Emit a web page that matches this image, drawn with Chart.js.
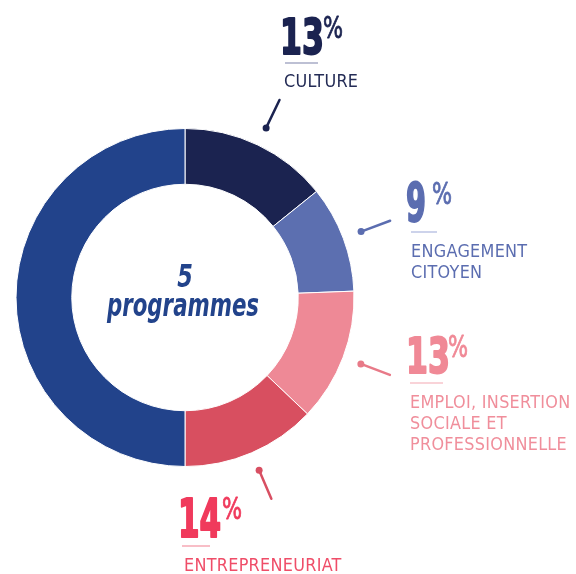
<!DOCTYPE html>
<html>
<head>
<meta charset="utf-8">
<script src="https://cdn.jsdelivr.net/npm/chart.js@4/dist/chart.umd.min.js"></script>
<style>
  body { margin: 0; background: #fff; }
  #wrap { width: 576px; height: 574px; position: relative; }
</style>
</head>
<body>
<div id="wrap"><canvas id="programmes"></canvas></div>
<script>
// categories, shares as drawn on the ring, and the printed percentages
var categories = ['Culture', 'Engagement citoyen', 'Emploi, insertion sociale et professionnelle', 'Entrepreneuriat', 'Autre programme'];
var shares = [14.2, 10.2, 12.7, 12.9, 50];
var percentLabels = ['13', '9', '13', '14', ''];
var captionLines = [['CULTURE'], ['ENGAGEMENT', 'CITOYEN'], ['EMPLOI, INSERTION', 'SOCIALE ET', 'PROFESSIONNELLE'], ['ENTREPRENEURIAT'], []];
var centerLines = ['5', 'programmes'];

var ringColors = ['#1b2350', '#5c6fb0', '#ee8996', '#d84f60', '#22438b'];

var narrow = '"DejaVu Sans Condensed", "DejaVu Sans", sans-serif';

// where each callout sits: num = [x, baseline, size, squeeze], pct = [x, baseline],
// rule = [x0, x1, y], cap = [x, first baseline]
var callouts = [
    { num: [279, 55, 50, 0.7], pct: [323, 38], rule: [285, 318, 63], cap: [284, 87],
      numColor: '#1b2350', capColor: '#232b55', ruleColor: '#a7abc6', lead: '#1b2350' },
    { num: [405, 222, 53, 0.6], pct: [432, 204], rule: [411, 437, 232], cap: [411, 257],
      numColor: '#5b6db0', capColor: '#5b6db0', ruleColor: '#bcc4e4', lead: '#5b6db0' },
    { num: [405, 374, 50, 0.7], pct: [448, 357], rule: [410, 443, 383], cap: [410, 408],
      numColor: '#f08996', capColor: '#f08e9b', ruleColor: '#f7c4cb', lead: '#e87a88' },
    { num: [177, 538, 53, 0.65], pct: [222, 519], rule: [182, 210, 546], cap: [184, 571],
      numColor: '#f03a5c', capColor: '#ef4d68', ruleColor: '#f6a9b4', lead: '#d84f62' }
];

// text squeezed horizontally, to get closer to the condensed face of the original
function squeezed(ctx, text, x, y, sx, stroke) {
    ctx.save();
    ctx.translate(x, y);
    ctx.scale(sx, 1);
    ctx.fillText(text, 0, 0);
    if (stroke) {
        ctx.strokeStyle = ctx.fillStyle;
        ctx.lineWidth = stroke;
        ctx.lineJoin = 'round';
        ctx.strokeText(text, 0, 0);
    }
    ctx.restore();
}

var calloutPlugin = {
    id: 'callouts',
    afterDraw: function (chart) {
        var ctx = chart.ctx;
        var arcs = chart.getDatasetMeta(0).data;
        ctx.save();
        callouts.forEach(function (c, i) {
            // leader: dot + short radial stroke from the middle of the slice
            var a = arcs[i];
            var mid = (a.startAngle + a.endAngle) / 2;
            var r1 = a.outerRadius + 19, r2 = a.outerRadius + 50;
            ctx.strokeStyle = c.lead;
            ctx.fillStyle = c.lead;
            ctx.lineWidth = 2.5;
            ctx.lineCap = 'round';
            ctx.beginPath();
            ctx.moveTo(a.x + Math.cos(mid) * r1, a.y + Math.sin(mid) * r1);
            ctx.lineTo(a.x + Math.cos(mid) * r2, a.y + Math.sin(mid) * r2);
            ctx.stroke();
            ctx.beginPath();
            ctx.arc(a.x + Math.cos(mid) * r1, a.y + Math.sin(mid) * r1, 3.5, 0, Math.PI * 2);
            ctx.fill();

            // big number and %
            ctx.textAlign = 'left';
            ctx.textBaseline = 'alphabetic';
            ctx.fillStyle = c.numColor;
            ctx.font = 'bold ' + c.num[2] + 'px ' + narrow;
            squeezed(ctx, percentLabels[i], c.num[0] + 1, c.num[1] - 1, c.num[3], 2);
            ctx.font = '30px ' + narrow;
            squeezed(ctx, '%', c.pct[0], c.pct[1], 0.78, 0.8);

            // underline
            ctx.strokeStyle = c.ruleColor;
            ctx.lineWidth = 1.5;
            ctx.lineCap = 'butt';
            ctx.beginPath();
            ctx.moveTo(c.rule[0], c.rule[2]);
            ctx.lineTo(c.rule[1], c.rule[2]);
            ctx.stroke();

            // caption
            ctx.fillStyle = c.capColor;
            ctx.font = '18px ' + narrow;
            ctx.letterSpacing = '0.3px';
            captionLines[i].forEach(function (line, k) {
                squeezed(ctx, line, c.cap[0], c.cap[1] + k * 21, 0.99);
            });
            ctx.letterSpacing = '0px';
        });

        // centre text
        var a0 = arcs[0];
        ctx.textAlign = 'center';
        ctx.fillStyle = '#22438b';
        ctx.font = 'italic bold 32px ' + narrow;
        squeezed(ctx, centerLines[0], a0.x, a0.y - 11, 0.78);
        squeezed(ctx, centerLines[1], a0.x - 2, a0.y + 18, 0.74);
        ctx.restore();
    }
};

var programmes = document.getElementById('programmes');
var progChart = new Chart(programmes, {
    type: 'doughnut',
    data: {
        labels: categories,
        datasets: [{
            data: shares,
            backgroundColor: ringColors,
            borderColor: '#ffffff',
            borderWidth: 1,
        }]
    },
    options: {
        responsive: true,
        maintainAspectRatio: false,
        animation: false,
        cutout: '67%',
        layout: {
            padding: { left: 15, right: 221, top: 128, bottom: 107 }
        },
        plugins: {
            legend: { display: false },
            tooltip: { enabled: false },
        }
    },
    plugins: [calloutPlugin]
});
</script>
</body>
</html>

....................

The exercise: Reproduce the listing above exactly, excluding all pictures.

Worked solution:
Emit a web page that matches this image, drawn with Chart.js.
<!DOCTYPE html>
<html>
<head>
<meta charset="utf-8">
<script src="https://cdn.jsdelivr.net/npm/chart.js@4/dist/chart.umd.min.js"></script>
<style>
  body { margin: 0; background: #fff; }
  #wrap { width: 576px; height: 574px; position: relative; }
</style>
</head>
<body>
<div id="wrap"><canvas id="programmes"></canvas></div>
<script>
// categories, shares as drawn on the ring, and the printed percentages
var categories = ['Culture', 'Engagement citoyen', 'Emploi, insertion sociale et professionnelle', 'Entrepreneuriat', 'Autre programme'];
var shares = [14.2, 10.2, 12.7, 12.9, 50];
var percentLabels = ['13', '9', '13', '14', ''];
var captionLines = [['CULTURE'], ['ENGAGEMENT', 'CITOYEN'], ['EMPLOI, INSERTION', 'SOCIALE ET', 'PROFESSIONNELLE'], ['ENTREPRENEURIAT'], []];
var centerLines = ['5', 'programmes'];

var ringColors = ['#1b2350', '#5c6fb0', '#ee8996', '#d84f60', '#22438b'];

var narrow = '"DejaVu Sans Condensed", "DejaVu Sans", sans-serif';

// where each callout sits: num = [x, baseline, size, squeeze], pct = [x, baseline],
// rule = [x0, x1, y], cap = [x, first baseline]
var callouts = [
    { num: [279, 55, 50, 0.7], pct: [323, 38], rule: [285, 318, 63], cap: [284, 87],
      numColor: '#1b2350', capColor: '#232b55', ruleColor: '#a7abc6', lead: '#1b2350' },
    { num: [405, 222, 53, 0.6], pct: [432, 204], rule: [411, 437, 232], cap: [411, 257],
      numColor: '#5b6db0', capColor: '#5b6db0', ruleColor: '#bcc4e4', lead: '#5b6db0' },
    { num: [405, 374, 50, 0.7], pct: [448, 357], rule: [410, 443, 383], cap: [410, 408],
      numColor: '#f08996', capColor: '#f08e9b', ruleColor: '#f7c4cb', lead: '#e87a88' },
    { num: [177, 538, 53, 0.65], pct: [222, 519], rule: [182, 210, 546], cap: [184, 571],
      numColor: '#f03a5c', capColor: '#ef4d68', ruleColor: '#f6a9b4', lead: '#d84f62' }
];

// text squeezed horizontally, to get closer to the condensed face of the original
function squeezed(ctx, text, x, y, sx, stroke) {
    ctx.save();
    ctx.translate(x, y);
    ctx.scale(sx, 1);
    ctx.fillText(text, 0, 0);
    if (stroke) {
        ctx.strokeStyle = ctx.fillStyle;
        ctx.lineWidth = stroke;
        ctx.lineJoin = 'round';
        ctx.strokeText(text, 0, 0);
    }
    ctx.restore();
}

var calloutPlugin = {
    id: 'callouts',
    afterDraw: function (chart) {
        var ctx = chart.ctx;
        var arcs = chart.getDatasetMeta(0).data;
        ctx.save();
        callouts.forEach(function (c, i) {
            // leader: dot + short radial stroke from the middle of the slice
            var a = arcs[i];
            var mid = (a.startAngle + a.endAngle) / 2;
            var r1 = a.outerRadius + 19, r2 = a.outerRadius + 50;
            ctx.strokeStyle = c.lead;
            ctx.fillStyle = c.lead;
            ctx.lineWidth = 2.5;
            ctx.lineCap = 'round';
            ctx.beginPath();
            ctx.moveTo(a.x + Math.cos(mid) * r1, a.y + Math.sin(mid) * r1);
            ctx.lineTo(a.x + Math.cos(mid) * r2, a.y + Math.sin(mid) * r2);
            ctx.stroke();
            ctx.beginPath();
            ctx.arc(a.x + Math.cos(mid) * r1, a.y + Math.sin(mid) * r1, 3.5, 0, Math.PI * 2);
            ctx.fill();

            // big number and %
            ctx.textAlign = 'left';
            ctx.textBaseline = 'alphabetic';
            ctx.fillStyle = c.numColor;
            ctx.font = 'bold ' + c.num[2] + 'px ' + narrow;
            squeezed(ctx, percentLabels[i], c.num[0] + 1, c.num[1] - 1, c.num[3], 2);
            ctx.font = '30px ' + narrow;
            squeezed(ctx, '%', c.pct[0], c.pct[1], 0.78, 0.8);

            // underline
            ctx.strokeStyle = c.ruleColor;
            ctx.lineWidth = 1.5;
            ctx.lineCap = 'butt';
            ctx.beginPath();
            ctx.moveTo(c.rule[0], c.rule[2]);
            ctx.lineTo(c.rule[1], c.rule[2]);
            ctx.stroke();

            // caption
            ctx.fillStyle = c.capColor;
            ctx.font = '18px ' + narrow;
            ctx.letterSpacing = '0.3px';
            captionLines[i].forEach(function (line, k) {
                squeezed(ctx, line, c.cap[0], c.cap[1] + k * 21, 0.99);
            });
            ctx.letterSpacing = '0px';
        });

        // centre text
        var a0 = arcs[0];
        ctx.textAlign = 'center';
        ctx.fillStyle = '#22438b';
        ctx.font = 'italic bold 32px ' + narrow;
        squeezed(ctx, centerLines[0], a0.x, a0.y - 11, 0.78);
        squeezed(ctx, centerLines[1], a0.x - 2, a0.y + 18, 0.74);
        ctx.restore();
    }
};

var programmes = document.getElementById('programmes');
var progChart = new Chart(programmes, {
    type: 'doughnut',
    data: {
        labels: categories,
        datasets: [{
            data: shares,
            backgroundColor: ringColors,
            borderColor: '#ffffff',
            borderWidth: 1,
        }]
    },
    options: {
        responsive: true,
        maintainAspectRatio: false,
        animation: false,
        cutout: '67%',
        layout: {
            padding: { left: 15, right: 221, top: 128, bottom: 107 }
        },
        plugins: {
            legend: { display: false },
            tooltip: { enabled: false },
        }
    },
    plugins: [calloutPlugin]
});
</script>
</body>
</html>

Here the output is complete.